La patología se traslada hacia la práctica ideológica. Toda ideología está conformada por ideas-fuerza, de las cuales, otras subsidiarias construyen un sistema que siempre deberá estar al servicio del hombre y no alrevés. El problema se trastoca cuando el discurso ideológico se pliega a la palabra débil, es decir, cuando la palabra en vez de poner en su sitio las bases epistemológicas de esas ideas que cambiarán la realidad, termina al provecho de un determinismo voluntarista o de falacias construidas para manipular masas sin recato alguno. Si son marcadas las diferencias entre modelos y tiempos, entonces, surge lo verdaderamente diabólico: la negación divisoria. Como definía Goethe al demonio en Fausto, aquél es el espíritu que siempre niega (Der geist, der stets verneint). O estás conmigo o contra mi. O eres de los nuestros o eres traidor. O llevas esta consigna o te aniquilaremos. Y en una casa dividida, todos perecen. Abunda el sofista y se abstienen los que entienden de la fortaleza de la palabra.

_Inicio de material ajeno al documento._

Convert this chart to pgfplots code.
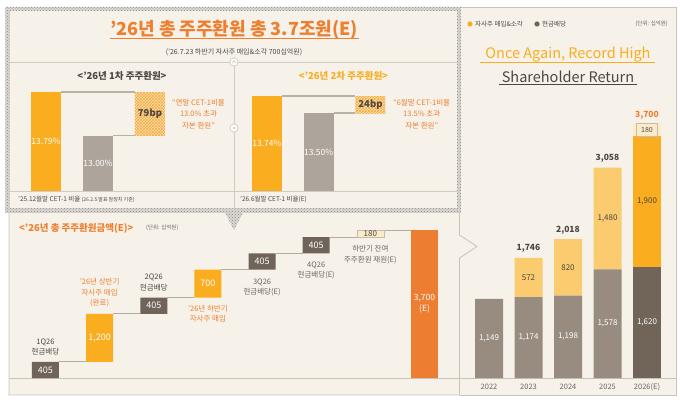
\documentclass[border=0pt]{standalone}
\usepackage{pgfplots}
\pgfplotsset{compat=1.18}
\usepackage{fontspec}
\setmainfont{Noto Sans CJK KR}
\usetikzlibrary{patterns}

\definecolor{bgbeige}{HTML}{F6F2EA}
\definecolor{framegray}{HTML}{C9C3BA}
\definecolor{linegray}{HTML}{D2CBC2}
\definecolor{steplink}{HTML}{B9B1A7}
\definecolor{hatchfill}{HTML}{DAD6D1}
\definecolor{hatchdot}{HTML}{8F8A84}
\definecolor{titleorange}{HTML}{EE7F2F}
\definecolor{golden}{HTML}{F9AD1F}
\definecolor{cetgray}{HTML}{ADA59B}
\definecolor{hatchbg}{HTML}{FDE2B4}
\definecolor{hatchline}{HTML}{F5A93C}
\definecolor{wfdark}{HTML}{6F635A}
\definecolor{totalorange}{HTML}{ED7D31}
\definecolor{reservefill}{HTML}{FCEBC9}
\definecolor{reserveedge}{HTML}{C8BBA8}
\definecolor{rgray}{HTML}{988C81}
\definecolor{rdark}{HTML}{716459}
\definecolor{rlight}{HTML}{FBCB70}
\definecolor{textdark}{HTML}{4E4640}
\definecolor{textgray}{HTML}{6E655D}
\definecolor{connector}{HTML}{B3ABA1}

\newcommand{\fnt}[2]{\fontsize{#1}{#2}\selectfont}

\pgfplotsset{
  placed/.style={anchor=south west, scale only axis, enlargelimits=false},
  cetA/.style={placed, at={(20pt,211pt)}, width=156pt, height=110.6pt,
    xmin=-0.5, xmax=2.5, ymin=12, ymax=14, hide axis},
  cetB/.style={placed, at={(241.1pt,211pt)}, width=155.25pt, height=113.3pt,
    xmin=-0.5, xmax=2.5, ymin=12.4, ymax=14, hide axis},
  wf/.style={placed, at={(18.4pt,24pt)}, width=433.2pt, height=160pt,
    xmin=-0.5, xmax=7.5, ymin=0, ymax=4000, hide axis},
  hist/.style={placed, at={(469.25pt,24pt)}, width=197.5pt, height=268.32pt,
    xmin=-0.5, xmax=4.5, ymin=0, ymax=3900},
  link/.style={mark=none, draw=#1, line width=1pt},
}
\tikzset{lbl/.style={inner sep=0pt, align=center}}

\begin{document}
\begin{tikzpicture}[x=1pt,y=1pt]
\useasboundingbox (0,0) rectangle (680,402);
\fill[white] (0,0) rectangle (680,402);

% ---------- frames ----------
\fill[bgbeige] (460,7) rectangle (676,395);
\draw[framegray, line width=0.7pt] (460,395) -- (676,395) -- (676,7) -- (460,7);
\fill[bgbeige] (9,7) rectangle (459.5,189);
\fill[bgbeige] (459.5,167) -- (477,155.5) -- (459.5,144) -- cycle;
\draw[framegray, line width=0.8pt] (9,189) -- (9,7) -- (459.5,7) -- (459.5,144)
  -- (477,155.5) -- (459.5,167) -- (459.5,189);
\draw[framegray, line width=0.8pt] (9,24) -- (676,24);

\fill[hatchfill] (5,189) rectangle (461,395);
\fill[pattern=crosshatch dots, pattern color=hatchdot] (5,189) rectangle (461,395);
\fill[bgbeige] (9.5,193.5) rectangle (456.5,390.5);
\fill[hatchfill] (223,193.5) -- (245,193.5) -- (234,172) -- cycle;
\fill[pattern=crosshatch dots, pattern color=hatchdot] (223,193.5) -- (245,193.5) -- (234,172) -- cycle;

\draw[linegray, line width=0.8pt] (9.5,340) -- (456.5,340);
\draw[linegray, line width=0.8pt] (234,340) -- (234,193.5);
\draw[linegray, line width=0.8pt] (9.5,211) -- (456.5,211);
\filldraw[fill=white, draw=framegray, line width=0.6pt] (234,340) circle (4.2);
\draw[framegray, line width=0.5pt] (232.3,338.9) -- (234,341.5) -- (235.7,338.9);
\filldraw[fill=white, draw=framegray, line width=0.6pt] (234,274) circle (4.2);
\fill[framegray] (234,274) circle (1.1);

% ---------- headings ----------
\node[lbl, text=titleorange, font=\bfseries\fnt{18}{20}] at (234,372) {’26년 총 주주환원 총 3.7조원(E)};
\draw[titleorange, line width=1pt] (110,363) -- (359,363);
\node[lbl, text=textdark, font=\fnt{7}{8}] at (234,350) {(’26.7.23 하반기 자사주 매입\&소각 700십억원)};

\node[lbl, text=textdark, font=\bfseries\fnt{9.5}{10}] at (122,326) {<’26년 1차 주주환원>};
\node[lbl, text=golden, font=\bfseries\fnt{9.5}{10}] at (343.5,326) {<’26년 2차 주주환원>};

\node[lbl, text=titleorange, font=\fnt{7.5}{11.5}] at (198.5,288) {“연말 CET-1비율\\13.0\% 초과\\자본 환원”};
\node[lbl, text=titleorange, font=\fnt{7.5}{11.5}] at (421.7,288) {“6월말 CET-1비율\\13.5\% 초과\\자본 환원”};

\node[lbl, anchor=west, text=textdark, font=\fnt{6.5}{7}] at (18,202.5) {’25.12월말 CET-1 비율 {\fnt{5}{6}(26.2.5 발표 잠정치 기준)}};
\node[lbl, anchor=west, text=textdark, font=\fnt{6.5}{7}] at (240,202.5) {’26.6월말 CET-1 비율(E)};

\node[lbl, anchor=west, text=titleorange, font=\bfseries\fnt{9.5}{10}] at (19,174) {<’26년 총 주주환원금액(E)>};
\node[lbl, anchor=west, text=textgray, font=\fnt{5.5}{6}] at (146,174) {(단위: 십억원)};

\fill[golden] (470,378) circle (2.6);
\node[lbl, anchor=west, text=textdark, font=\fnt{6.5}{7}] at (475,378) {자사주 매입\&소각};
\fill[rdark] (537,378) circle (2.6);
\node[lbl, anchor=west, text=textdark, font=\fnt{6.5}{7}] at (542,378) {현금배당};
\node[lbl, anchor=east, text=textgray, font=\fnt{5.5}{6}] at (668,378) {(단위: 십억원)};

\node[lbl, text=golden, font=\fnt{14.5}{16}] at (568,347) {Once Again, Record High};
\draw[golden, line width=0.9pt] (480,339.5) -- (655,339.5);
\node[lbl, text=textdark, font=\fnt{14.5}{16}] at (568,325) {Shareholder Return};
\draw[textdark, line width=0.9pt] (499,317.5) -- (637,317.5);

% ---------- 1st return: CET-1 ratios ----------
\begin{axis}[cetA, ybar stacked, bar width=30pt]
\addplot[fill=golden, draw=none] coordinates {(0,13.79) (1,0) (2,0)};
\addplot[fill=cetgray, draw=none] coordinates {(0,0) (1,13.00) (2,0)};
\addplot[fill=none, draw=none] coordinates {(0,0) (1,0) (2,13.00)};
\addplot[fill=hatchbg, draw=none, postaction={pattern=crosshatch, pattern color=hatchline}]
  coordinates {(0,0) (1,0) (2,0.79)};
\end{axis}
\begin{axis}[cetA, clip=false]
\addplot[link=steplink, line width=1.3pt] coordinates {(0.29,13.79) (1.71,13.79)};
\addplot[link=steplink, line width=1.3pt] coordinates {(1.29,13.00) (1.71,13.00)};
\node[lbl, text=white, font=\fnt{8.5}{9}] at (axis cs:0,12.895) {13.79\%};
\node[lbl, text=white, font=\fnt{8.5}{9}] at (axis cs:1,12.5) {13.00\%};
\node[lbl, text=textdark, font=\bfseries\fnt{9.5}{10}] at (axis cs:2,13.395) {79bp};
\end{axis}

% ---------- 2nd return: CET-1 ratios ----------
\begin{axis}[cetB, ybar stacked, bar width=30pt]
\addplot[fill=golden, draw=none] coordinates {(0,13.74) (1,0) (2,0)};
\addplot[fill=cetgray, draw=none] coordinates {(0,0) (1,13.50) (2,0)};
\addplot[fill=none, draw=none] coordinates {(0,0) (1,0) (2,13.50)};
\addplot[fill=hatchbg, draw=none, postaction={pattern=crosshatch, pattern color=hatchline}]
  coordinates {(0,0) (1,0) (2,0.24)};
\end{axis}
\begin{axis}[cetB, clip=false]
\addplot[link=steplink, line width=1.3pt] coordinates {(0.29,13.74) (1.71,13.74)};
\addplot[link=steplink, line width=1.3pt] coordinates {(1.29,13.50) (1.71,13.50)};
\node[lbl, text=white, font=\fnt{8.5}{9}] at (axis cs:0,13.07) {13.74\%};
\node[lbl, text=white, font=\fnt{8.5}{9}] at (axis cs:1,12.95) {13.50\%};
\node[lbl, text=textdark, font=\bfseries\fnt{9.5}{10}] at (axis cs:2,13.62) {24bp};
\end{axis}

% ---------- 2026 total return waterfall ----------
\begin{axis}[wf, ybar stacked, bar width=27pt]
\addplot[fill=none, draw=none] coordinates {(0,0) (1,405) (2,1605) (3,2010) (4,2710) (5,3115) (6,3520) (7,0)};
\addplot[fill=wfdark, draw=none] coordinates {(0,405) (1,0) (2,405) (3,0) (4,405) (5,405) (6,0) (7,0)};
\addplot[fill=golden, draw=none] coordinates {(0,0) (1,1200) (2,0) (3,700) (4,0) (5,0) (6,0) (7,0)};
\addplot[fill=reservefill, draw=none] coordinates {(0,0) (1,0) (2,0) (3,0) (4,0) (5,0) (6,180) (7,0)};
\addplot[fill=totalorange, draw=none] coordinates {(0,0) (1,0) (2,0) (3,0) (4,0) (5,0) (6,0) (7,3700)};
\end{axis}
\begin{axis}[wf, clip=false]
\addplot[link=connector] coordinates {(0.25,405) (0.75,405)};
\addplot[link=connector] coordinates {(1.25,1605) (1.75,1605)};
\addplot[link=connector] coordinates {(2.25,2010) (2.75,2010)};
\addplot[link=connector] coordinates {(3.25,2710) (3.75,2710)};
\addplot[link=connector] coordinates {(4.25,3115) (4.75,3115)};
\addplot[link=connector] coordinates {(5.25,3520) (5.75,3520)};
\addplot[link=connector] coordinates {(6.25,3700) (6.75,3700)};
\addplot[mark=none, draw=reserveedge, line width=0.6pt]
  coordinates {(5.75,3520) (6.25,3520) (6.25,3700) (5.75,3700) (5.75,3520)};
\node[lbl, text=white, font=\fnt{9}{10}] at (axis cs:0,202.5) {405};
\node[lbl, text=white, font=\fnt{9}{10}] at (axis cs:1,1005) {1,200};
\node[lbl, text=white, font=\fnt{9}{10}] at (axis cs:2,1807.5) {405};
\node[lbl, text=white, font=\fnt{9}{10}] at (axis cs:3,2360) {700};
\node[lbl, text=white, font=\fnt{9}{10}] at (axis cs:4,2912.5) {405};
\node[lbl, text=white, font=\fnt{9}{10}] at (axis cs:5,3317.5) {405};
\node[lbl, text=textdark, font=\fnt{8}{9}] at (axis cs:6,3610) {180};
\node[lbl, text=white, font=\fnt{8.5}{11}] at (axis cs:7,1850) {3,700\\(E)};
\node[lbl, anchor=south, yshift=6.5pt, text=textdark, font=\fnt{7.5}{10.5}] at (axis cs:0,405) {1Q26\\현금배당};
\node[lbl, anchor=south, yshift=6.5pt, text=titleorange, font=\fnt{7.5}{10.5}] at (axis cs:1,1605) {’26년 상반기\\자사주 매입\\(완료)};
\node[lbl, anchor=south, yshift=6.5pt, text=textdark, font=\fnt{7.5}{10.5}] at (axis cs:2,2010) {2Q26\\현금배당};
\node[lbl, anchor=north, yshift=-7pt, text=titleorange, font=\fnt{7.5}{10.5}] at (axis cs:3,2010) {’26년 하반기\\자사주 매입};
\node[lbl, anchor=north, yshift=-9pt, text=textgray, font=\fnt{7.5}{10.5}] at (axis cs:4,2710) {3Q26\\현금배당(E)};
\node[lbl, anchor=north, yshift=-8pt, text=textgray, font=\fnt{7.5}{10.5}] at (axis cs:5,3115) {4Q26\\현금배당(E)};
\node[lbl, anchor=north, yshift=-8pt, text=textgray, font=\fnt{7.5}{10.5}] at (axis cs:6,3520) {하반기 잔여\\주주환원 재원(E)};
\end{axis}

% ---------- yearly shareholder return ----------
\begin{axis}[hist, ybar stacked, bar width=28pt,
  axis line style={draw=none}, tick style={draw=none}, major tick length=0pt,
  ytick=\empty, xtick={0,1,2,3,4}, xticklabels={2022,2023,2024,2025,2026(E)},
  xticklabel style={font=\fnt{7.5}{8}, text=textgray, anchor=center, yshift=-9pt}]
\addplot[fill=rgray, draw=none] coordinates {(0,1149) (1,1174) (2,1198) (3,1578) (4,0)};
\addplot[fill=rdark, draw=none] coordinates {(0,0) (1,0) (2,0) (3,0) (4,1620)};
\addplot[fill=rlight, draw=none] coordinates {(0,0) (1,572) (2,820) (3,1480) (4,0)};
\addplot[fill=golden, draw=none] coordinates {(0,0) (1,0) (2,0) (3,0) (4,1900)};
\addplot[fill=reservefill, draw=none] coordinates {(0,0) (1,0) (2,0) (3,0) (4,180)};
\end{axis}
\begin{axis}[hist, hide axis, clip=false]
\addplot[mark=none, draw=reserveedge, line width=0.6pt]
  coordinates {(3.74,3520) (4.26,3520) (4.26,3700) (3.74,3700) (3.74,3520)};
\node[lbl, text=white, font=\fnt{8}{9}] at (axis cs:0,574.5) {1,149};
\node[lbl, text=white, font=\fnt{8}{9}] at (axis cs:1,587) {1,174};
\node[lbl, text=white, font=\fnt{8}{9}] at (axis cs:2,599) {1,198};
\node[lbl, text=white, font=\fnt{8}{9}] at (axis cs:3,789) {1,578};
\node[lbl, text=white, font=\fnt{8}{9}] at (axis cs:4,810) {1,620};
\node[lbl, text=textdark, font=\fnt{8}{9}] at (axis cs:1,1460) {572};
\node[lbl, text=textdark, font=\fnt{8}{9}] at (axis cs:2,1608) {820};
\node[lbl, text=textdark, font=\fnt{8}{9}] at (axis cs:3,2318) {1,480};
\node[lbl, text=textdark, font=\fnt{8}{9}] at (axis cs:4,2570) {1,900};
\node[lbl, text=textdark, font=\fnt{7}{8}] at (axis cs:4,3610) {180};
\node[lbl, anchor=south, yshift=5pt, text=textdark, font=\bfseries\fnt{8.5}{9}] at (axis cs:1,1746) {1,746};
\node[lbl, anchor=south, yshift=5pt, text=textdark, font=\bfseries\fnt{8.5}{9}] at (axis cs:2,2018) {2,018};
\node[lbl, anchor=south, yshift=5pt, text=textdark, font=\bfseries\fnt{8.5}{9}] at (axis cs:3,3058) {3,058};
\node[lbl, anchor=south, yshift=3.5pt, text=titleorange, font=\bfseries\fnt{8.5}{9}] at (axis cs:4,3700) {3,700};
\end{axis}
\end{tikzpicture}
\end{document}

Sobre este particular me permitiré parafrasear lo que, en 1936, escribiera su eminencia el Cardenal Quintero:  “(…) Existe la tendencia, basada en el sentido equívoco de la palabra pueblo, a hacer pasar como voluntad de éste lo que es simplemente aspiración irreflexiva de lo que en castellano legítimo se llama plebe y a querer imponer a los mandatarios públicos los caprichos de esta última.  Un agitador cualquiera, un parlanchín exaltado se presenta ante una multitud de ciudadanos más o menos incultos; grita y vocifera; prorrumpe vítores y condenaciones: la multitud sugestionada por el imperio misterioso que tiene la voz humana, corea esas condenaciones y vítores y en el momento, sin reflexión alguna, inconscientemente, hace suyas las ideas que el agitador sugiere.  ¡Y pretende luego que esas ideas sean la expresión del pueblo soberano! ¡Y quiere que esas ideas, nacidas de un solo cerebro febricitante, como lo es el de todo agitador y aceptadas sin examen alguno por un grupo de personas sin mayor cultura, sea la norma de la autoridad pública en disposiciones de trascendencia para el íntegro organismo social!(…) [Quintero, José Humberto: Escrituras de antier. Caracas, Ediciones de la Contraloría General de la República (1974) pág. 168].

Venezuela debe dejar de escrutar en los cielos de la palabra débil. Nuestra historia está llena de momentos donde hemos abandonado -aunque sea momentáneamente- esta terrible cruzada por desprestigiar al único vehículo para comunicarnos. Hemos de apostar por una palabra fuerte, en la cual todos, sin distinción, respetemos los vocablos y hagamos respetar al otro ese significado, pues, su reconocimiento también fortalece a quienes no lo hacen. Aunque suene un trabalenguas, sólo reconociendo a la palabra en su justa dimensión, es que podrá ella misma ser lo que es y no sea otra cosa (Sunt quae sunt). O por lo menos, se inmunice ante los patógenos que buscan colonizarla para así colonizar a otros humanos en esa interminable crónica de la manipulación.